Instructions for the task >> Below is some material; set it all down exactly, apart from the pictures.
--- START Provided data ---
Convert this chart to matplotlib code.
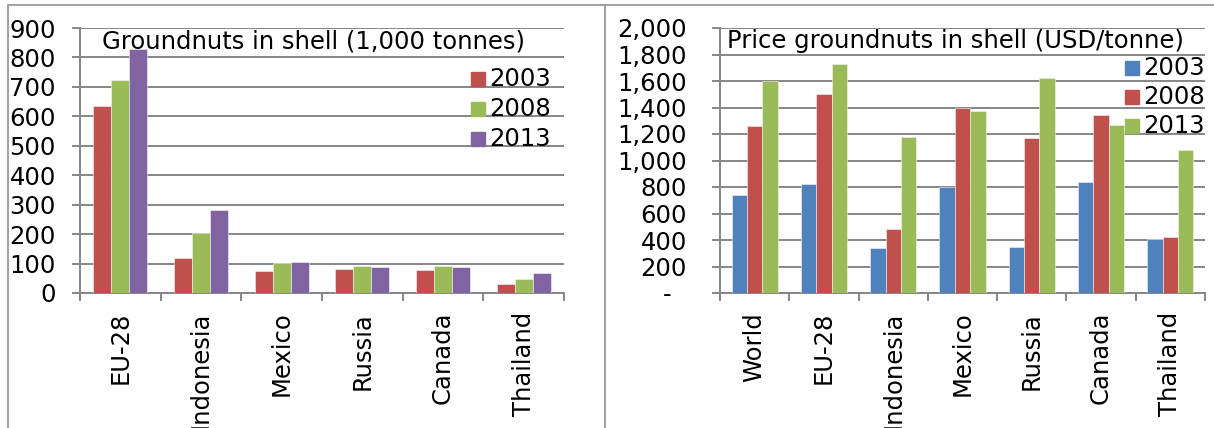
import numpy as np
import matplotlib.pyplot as plt
from matplotlib.lines import Line2D
from matplotlib.ticker import FuncFormatter

# volumes (1,000 tonnes)
vol_countries = ['EU-28', 'Indonesia', 'Mexico', 'Russia', 'Canada', 'Thailand']
vol_2003 = [636, 119, 76, 80, 78, 31]
vol_2008 = [724, 205, 103, 92, 92, 49]
vol_2013 = [827, 281, 106, 90, 88, 67]

# prices (USD/tonne)
price_countries = ['World', 'EU-28', 'Indonesia', 'Mexico', 'Russia', 'Canada', 'Thailand']
price_2003 = [739, 822, 336, 800, 348, 835, 406]
price_2008 = [1261, 1504, 484, 1398, 1173, 1346, 421]
price_2013 = [1601, 1729, 1178, 1371, 1622, 1268, 1078]

RED = '#C0504D'
GREEN = '#9BBB59'
PURPLE = '#8064A2'
BLUE = '#4F81BD'
GRID = '#868686'
FS = 17.5

plt.rcParams['font.family'] = ['DejaVu Sans']

W, H = 1214, 428
fig = plt.figure(figsize=(W / 100, H / 100), dpi=100)


def px_axes(x0, y0, x1, y1):
    return fig.add_axes([x0 / W, 1 - y1 / H, (x1 - x0) / W, (y1 - y0) / H])


def draw_panel(ax, cats, series, colors, labels, ymax, ystep, title, fmt,
               leg_x, leg_y, leg_dy, ypad, title_x):
    n = len(cats)
    x = np.arange(n)
    bw = 0.222
    for k, (vals, col) in enumerate(zip(series, colors)):
        ax.bar(x + (k - 1) * bw, vals, bw, color=col, edgecolor='#f4f4f4',
               linewidth=0.4, zorder=3)
    ax.set_xlim(-0.5, n - 0.5)
    ax.set_ylim(0, ymax)
    ax.set_yticks(np.arange(0, ymax + 1, ystep))
    ax.yaxis.set_major_formatter(FuncFormatter(fmt))
    ax.set_xticks(x)
    ax.set_xticklabels(cats, rotation=90, fontsize=FS, va='top', ha='center')
    ax.set_xticks(np.arange(-0.5, n, 1), minor=True)
    ax.tick_params(axis='x', which='major', length=0, pad=13.5)
    ax.tick_params(axis='x', which='minor', length=5.5, width=1.4, color=GRID)
    ax.tick_params(axis='y', length=5.8, width=1.4, color=GRID, labelsize=FS, pad=ypad)
    ax.grid(axis='y', color=GRID, linewidth=1.4, zorder=0)
    ax.set_axisbelow(True)
    for s in ['top', 'right']:
        ax.spines[s].set_visible(False)
    for s in ['left', 'bottom']:
        ax.spines[s].set_color(GRID)
        ax.spines[s].set_linewidth(1.4)
    ax.patch.set_alpha(0)
    ax.text(title_x, 0.95, title, transform=ax.transAxes, fontsize=FS,
            va='center', ha='left', zorder=5)
    # legend entries: colour square plus year
    for k, (col, lab) in enumerate(zip(colors, labels)):
        yy = leg_y + k * leg_dy
        fig.patches.append(plt.Rectangle((leg_x / W, 1 - (yy + 7) / H), 14 / W, 14 / H,
                                         transform=fig.transFigure, color=col, zorder=6))
        fig.text((leg_x + 18) / W, 1 - yy / H, lab, fontsize=FS, va='center',
                 ha='left', zorder=6)


years = ['2003', '2008', '2013']

ax1 = px_axes(80, 28, 564, 293)
draw_panel(ax1, vol_countries, [vol_2003, vol_2008, vol_2013],
           [RED, GREEN, PURPLE], years, 900, 100,
           'Groundnuts in shell (1,000 tonnes)', lambda v, p: f'{v:.0f}',
           471, 79, 30, 11.5, 0.045)


def price_fmt(v, p):
    # accounting style: zero shown as a dash
    return '-\u00a0\u00a0' if v == 0 else f'{v:,.0f}'


ax2 = px_axes(720, 28, 1205, 293)
draw_panel(ax2, price_countries, [price_2003, price_2008, price_2013],
           [BLUE, RED, GREEN], years, 2000, 200,
           'Price groundnuts in shell (USD/tonne)', price_fmt,
           1125, 68, 29, 18, 0.015)

# panel frames
frame = dict(color='#A0A0A0', linewidth=1.4, transform=fig.transFigure)
fig.lines.append(Line2D([8 / W, 8 / W], [0, 1 - 5 / H], **frame))
fig.lines.append(Line2D([8 / W, 1], [1 - 5 / H, 1 - 5 / H], **frame))
fig.lines.append(Line2D([605 / W, 605 / W], [0, 1 - 5 / H], **frame))

fig.savefig('out.png', dpi=100)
--- END Provided data ---
Written solution >>
Convert this chart to matplotlib code.
import numpy as np
import matplotlib.pyplot as plt
from matplotlib.lines import Line2D
from matplotlib.ticker import FuncFormatter

# volumes (1,000 tonnes)
vol_countries = ['EU-28', 'Indonesia', 'Mexico', 'Russia', 'Canada', 'Thailand']
vol_2003 = [636, 119, 76, 80, 78, 31]
vol_2008 = [724, 205, 103, 92, 92, 49]
vol_2013 = [827, 281, 106, 90, 88, 67]

# prices (USD/tonne)
price_countries = ['World', 'EU-28', 'Indonesia', 'Mexico', 'Russia', 'Canada', 'Thailand']
price_2003 = [739, 822, 336, 800, 348, 835, 406]
price_2008 = [1261, 1504, 484, 1398, 1173, 1346, 421]
price_2013 = [1601, 1729, 1178, 1371, 1622, 1268, 1078]

RED = '#C0504D'
GREEN = '#9BBB59'
PURPLE = '#8064A2'
BLUE = '#4F81BD'
GRID = '#868686'
FS = 17.5

plt.rcParams['font.family'] = ['DejaVu Sans']

W, H = 1214, 428
fig = plt.figure(figsize=(W / 100, H / 100), dpi=100)


def px_axes(x0, y0, x1, y1):
    return fig.add_axes([x0 / W, 1 - y1 / H, (x1 - x0) / W, (y1 - y0) / H])


def draw_panel(ax, cats, series, colors, labels, ymax, ystep, title, fmt,
               leg_x, leg_y, leg_dy, ypad, title_x):
    n = len(cats)
    x = np.arange(n)
    bw = 0.222
    for k, (vals, col) in enumerate(zip(series, colors)):
        ax.bar(x + (k - 1) * bw, vals, bw, color=col, edgecolor='#f4f4f4',
               linewidth=0.4, zorder=3)
    ax.set_xlim(-0.5, n - 0.5)
    ax.set_ylim(0, ymax)
    ax.set_yticks(np.arange(0, ymax + 1, ystep))
    ax.yaxis.set_major_formatter(FuncFormatter(fmt))
    ax.set_xticks(x)
    ax.set_xticklabels(cats, rotation=90, fontsize=FS, va='top', ha='center')
    ax.set_xticks(np.arange(-0.5, n, 1), minor=True)
    ax.tick_params(axis='x', which='major', length=0, pad=13.5)
    ax.tick_params(axis='x', which='minor', length=5.5, width=1.4, color=GRID)
    ax.tick_params(axis='y', length=5.8, width=1.4, color=GRID, labelsize=FS, pad=ypad)
    ax.grid(axis='y', color=GRID, linewidth=1.4, zorder=0)
    ax.set_axisbelow(True)
    for s in ['top', 'right']:
        ax.spines[s].set_visible(False)
    for s in ['left', 'bottom']:
        ax.spines[s].set_color(GRID)
        ax.spines[s].set_linewidth(1.4)
    ax.patch.set_alpha(0)
    ax.text(title_x, 0.95, title, transform=ax.transAxes, fontsize=FS,
            va='center', ha='left', zorder=5)
    # legend entries: colour square plus year
    for k, (col, lab) in enumerate(zip(colors, labels)):
        yy = leg_y + k * leg_dy
        fig.patches.append(plt.Rectangle((leg_x / W, 1 - (yy + 7) / H), 14 / W, 14 / H,
                                         transform=fig.transFigure, color=col, zorder=6))
        fig.text((leg_x + 18) / W, 1 - yy / H, lab, fontsize=FS, va='center',
                 ha='left', zorder=6)


years = ['2003', '2008', '2013']

ax1 = px_axes(80, 28, 564, 293)
draw_panel(ax1, vol_countries, [vol_2003, vol_2008, vol_2013],
           [RED, GREEN, PURPLE], years, 900, 100,
           'Groundnuts in shell (1,000 tonnes)', lambda v, p: f'{v:.0f}',
           471, 79, 30, 11.5, 0.045)


def price_fmt(v, p):
    # accounting style: zero shown as a dash
    return '-\u00a0\u00a0' if v == 0 else f'{v:,.0f}'


ax2 = px_axes(720, 28, 1205, 293)
draw_panel(ax2, price_countries, [price_2003, price_2008, price_2013],
           [BLUE, RED, GREEN], years, 2000, 200,
           'Price groundnuts in shell (USD/tonne)', price_fmt,
           1125, 68, 29, 18, 0.015)

# panel frames
frame = dict(color='#A0A0A0', linewidth=1.4, transform=fig.transFigure)
fig.lines.append(Line2D([8 / W, 8 / W], [0, 1 - 5 / H], **frame))
fig.lines.append(Line2D([8 / W, 1], [1 - 5 / H, 1 - 5 / H], **frame))
fig.lines.append(Line2D([605 / W, 605 / W], [0, 1 - 5 / H], **frame))

fig.savefig('out.png', dpi=100)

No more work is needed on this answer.